Y ahora aquí estoy, navegando río abajo en mi pequeña barquito de papel. Todo lo que desees que haga yo lo haré… y de gratis.
Hoy vivimos en el país de la borrachera sin sentido pero con miedo. En donde no hay animales, ni árboles, ni estrellas, ni problemas, ni menos letanías. Aquí el delirio y la calentura es el dueño y señor. Nada está determinado de antemano, y el futuro es absolutamente incierto, y el pasado es inexistente. En donde por cada millón de niños latinos que nacen están condenados a ser inmigrantes ilegales, y a no volver a nacer jamás. Pero el que mete un gol tiene asegurada la vida eterna. La vida comprimida en una semilla transgénicas, sin alma ni historia. Pero todo tiene alma, me digo. Incluidos los minerales, las plantas, los ríos, las montañas, las rocas. Que todo lo sensible, incluso en la etapa más baja de la conciencia, te la va a devolver.
Una vez que se entiende ese hecho, no puede seguir habiendo desesperación. Y la base misma para medir esta escala, se nota cuando nos besamos tan despacio, y fuimos a las tanguearías, Buenos Aires 2013… y nuestro departamento era un palacio, donde nunca falta espacio para un sólo corazón… el mismo año de bienaventuranzas cuando llegó a la cima Francisco, el Papa Pan Pan Americano.
Así fue como me terminé por convertirme en un absoluto extranjero en medio de mis compatriotas. Todos me parecían locos, con sus caras recién lavadas y sus pantalones chupines, y zapatillas perfectas. Después supe que mis colegas habían estado bañándose como yo en agua bendita, porque era un esparcimiento agradable y saludable. Y como como yo, estaban llenos de esperanza y comida, agobiados por el cansancio de vivir encerrados. Sé -por lo que contaron- que a muchos se les empachó la soledad, y cierto cansancio por eso de las noches completamente aislados del mundo. Por eso despiertan sobresaltados. Esto me dejó electrizado, que no me atreví ni a preguntarles. Porque pronto comprendí que todo aquello se debía a que yo era realmente el hermano menor de Fiódor Dostoyevski, y que quizás yo era el único hombre en «El hombre teme la muerte porque ama la vida”, que supo escribir sus reflexiones del hombre cero.

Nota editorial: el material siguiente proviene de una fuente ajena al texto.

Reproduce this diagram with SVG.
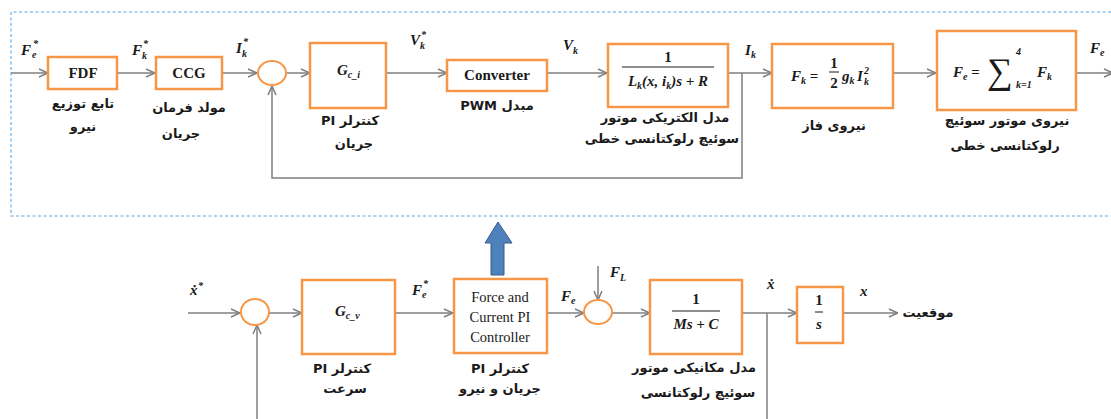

No sólo eso, sino que, además, sentir la necesidad, de mi yo interior, que en todos los textos que un día escribiría, se me reventarán dentro del cuerpo. Y como hasta entonces no había escrito otra cosa que crónicas endiabladamente largas sobre todo y nada, me resultaba difícil darme cuenta de que llegaría un momento en que empezaría la primera palabra. ¡Y ese momento había llegado! O eso creo.

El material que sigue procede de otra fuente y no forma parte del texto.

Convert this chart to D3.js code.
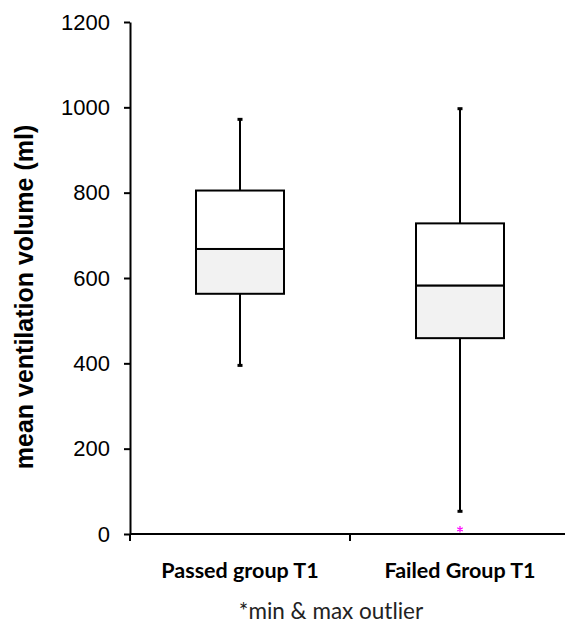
<!DOCTYPE html>
<html>
<head>
<meta charset="utf-8">
<style>
  * { margin: 0; padding: 0; }
  body { background: #fff; }
  svg { display: block; }
</style>
</head>
<body>
<div id="chart"></div>
<script src="https://cdn.jsdelivr.net/npm/d3@7"></script>
<script>
// box plot data
const groups = ['Passed group T1', 'Failed Group T1'];
const whiskerMin = [394, 52];
const q1 = [563, 459];
const median = [668, 582];
const q3 = [805, 728];
const whiskerMax = [973, 998];
const outliers = [[], [11]];
const yTicks = [0, 200, 400, 600, 800, 1000, 1200];

const width = 565, height = 624;
const x0 = 130, x1 = 570, yTop = 22, yBottom = 534;

const svg = d3.select('#chart').append('svg')
  .attr('width', width).attr('height', height);

const x = d3.scaleBand().domain(groups).range([x0, x1]).padding(0);
const y = d3.scaleLinear().domain([0, 1200]).range([yBottom, yTop]);

// y axis
const yAxis = svg.append('g').attr('transform', 'translate(' + x0 + ',0)')
  .call(d3.axisLeft(y).tickValues(yTicks).tickFormat(d3.format('d'))
    .tickSize(6).tickSizeOuter(0).tickPadding(14));
yAxis.select('.domain').attr('stroke', '#000').attr('stroke-width', 2);
yAxis.selectAll('.tick line').attr('stroke', '#000').attr('stroke-width', 2);
yAxis.selectAll('.tick text')
  .attr('font-family', '"Liberation Sans", Arial, sans-serif')
  .attr('font-size', 22).attr('fill', '#000');

// x axis: ticks on band boundaries
svg.append('line')
  .attr('x1', x0).attr('x2', x1).attr('y1', yBottom).attr('y2', yBottom)
  .attr('stroke', '#000').attr('stroke-width', 2);
const bounds = groups.map(g => x(g)).concat([x1]);
svg.append('g').selectAll('line').data(bounds).join('line')
  .attr('x1', d => d).attr('x2', d => d)
  .attr('y1', yBottom).attr('y2', yBottom + 7)
  .attr('stroke', '#000').attr('stroke-width', 2);

svg.append('g').selectAll('text').data(groups).join('text')
  .attr('x', d => x(d) + x.bandwidth() / 2)
  .attr('y', 578)
  .attr('text-anchor', 'middle')
  .attr('font-family', 'Lato, "Open Sans", sans-serif')
  .attr('font-weight', 'bold')
  .attr('font-size', 21.5)
  .attr('fill', '#000')
  .text(d => d);

// boxes
const boxW = x.bandwidth() * 0.4;
const boxes = svg.append('g').selectAll('g').data(groups).join('g')
  .attr('transform', d => 'translate(' + (x(d) + x.bandwidth() / 2) + ',0)');

boxes.append('line')
  .attr('y1', (d, i) => y(whiskerMax[i])).attr('y2', (d, i) => y(q3[i]))
  .attr('stroke', '#000').attr('stroke-width', 2);
boxes.append('line')
  .attr('y1', (d, i) => y(q1[i])).attr('y2', (d, i) => y(whiskerMin[i]))
  .attr('stroke', '#000').attr('stroke-width', 2);
boxes.append('rect')
  .attr('x', -2.5).attr('width', 5)
  .attr('y', (d, i) => y(whiskerMax[i]) - 1).attr('height', 3)
  .attr('fill', '#000');
boxes.append('rect')
  .attr('x', -2.5).attr('width', 5)
  .attr('y', (d, i) => y(whiskerMin[i]) - 2).attr('height', 3)
  .attr('fill', '#000');
boxes.append('rect')
  .attr('x', -boxW / 2).attr('width', boxW)
  .attr('y', (d, i) => y(q3[i])).attr('height', (d, i) => y(median[i]) - y(q3[i]))
  .attr('fill', '#fff').attr('stroke', '#000').attr('stroke-width', 2);
boxes.append('rect')
  .attr('x', -boxW / 2).attr('width', boxW)
  .attr('y', (d, i) => y(median[i])).attr('height', (d, i) => y(q1[i]) - y(median[i]))
  .attr('fill', '#f2f2f2').attr('stroke', '#000').attr('stroke-width', 2);

// outliers
boxes.each(function(d, i) {
  d3.select(this).selectAll('path.out').data(outliers[i]).join('path')
    .attr('class', 'out')
    .attr('transform', v => 'translate(0,' + y(v) + ')')
    .attr('d', d3.symbol(d3.symbolAsterisk, 28))
    .attr('stroke', '#ff00ff').attr('stroke-width', 1.2).attr('fill', 'none');
});

// y axis title
svg.append('text')
  .attr('transform', 'translate(33,297) rotate(-90)')
  .attr('text-anchor', 'middle')
  .attr('font-family', '"Liberation Sans", Arial, sans-serif')
  .attr('font-weight', 'bold')
  .attr('font-size', 25)
  .attr('fill', '#000')
  .text('mean ventilation volume (ml)');

// footnote
svg.append('text')
  .attr('x', 331).attr('y', 619)
  .attr('text-anchor', 'middle')
  .attr('font-family', 'Lato, "Open Sans", sans-serif')
  .attr('font-size', 22.5)
  .attr('fill', '#222')
  .text('*min & max outlier');
</script>
</body>
</html>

Hace un momento nombré a Francisco, el Papa -Pan -Pan Americano-, que supo abrir el horizonte de expectativas en la vida emocional y espiritual de la gente. Desde el 2013, el Papa Francisco vino haciendo y haciendo, apurado por su reloj biológico, yendo por el mundo y mediando y uniendo y proponiendo diálogos de paz. Creo que fue mucho Papa para una Iglesia que tiene más para avergonzarse que para ganar almas. Pero él estuvo allí, con su cuerpo cansado y su voluntad intacta. Un hombre que dio una gran pelea, contra los poderes más fuertes del mundo, desconcertando, siendo amado, encarnando sus palabras a favor de los inmigrantes, que en cualquier latitud y circunstancia huyen sin patria, sin propiedades, sin expectativas y sin revancha. Huyen porque su destino parece ser huir, y no lo es: alguien se ha quedado con lo que era de ellos.
Cuesta encontrar en los últimos años una personalidad así. Tuvo que haber un hueco en el mundo, en el orden de la dimensión del mundo abismal, para darnos cuenta que hay un fin del mundo a la vuelta de nuestra casa, y supimos tener un Papa Francisco. Un hombre de antes y del futuro, venido del antiguo mundo ancestral, que lo hace eternamente joven, nuevo y fecundante. Y aquí estuvo él. Y a partir de ahora, ese hombre será transparentemente y palpitante a la luz del recuerdo, un ser ilimitado e indefinible, como lo es nuestro mundo. Con el tiempo del mundo humano, Francisco será un débil recuerdo de ese hombre nuevo, que todo lo abarcó, que todo lo procreó y se dio a luz a sí mismo.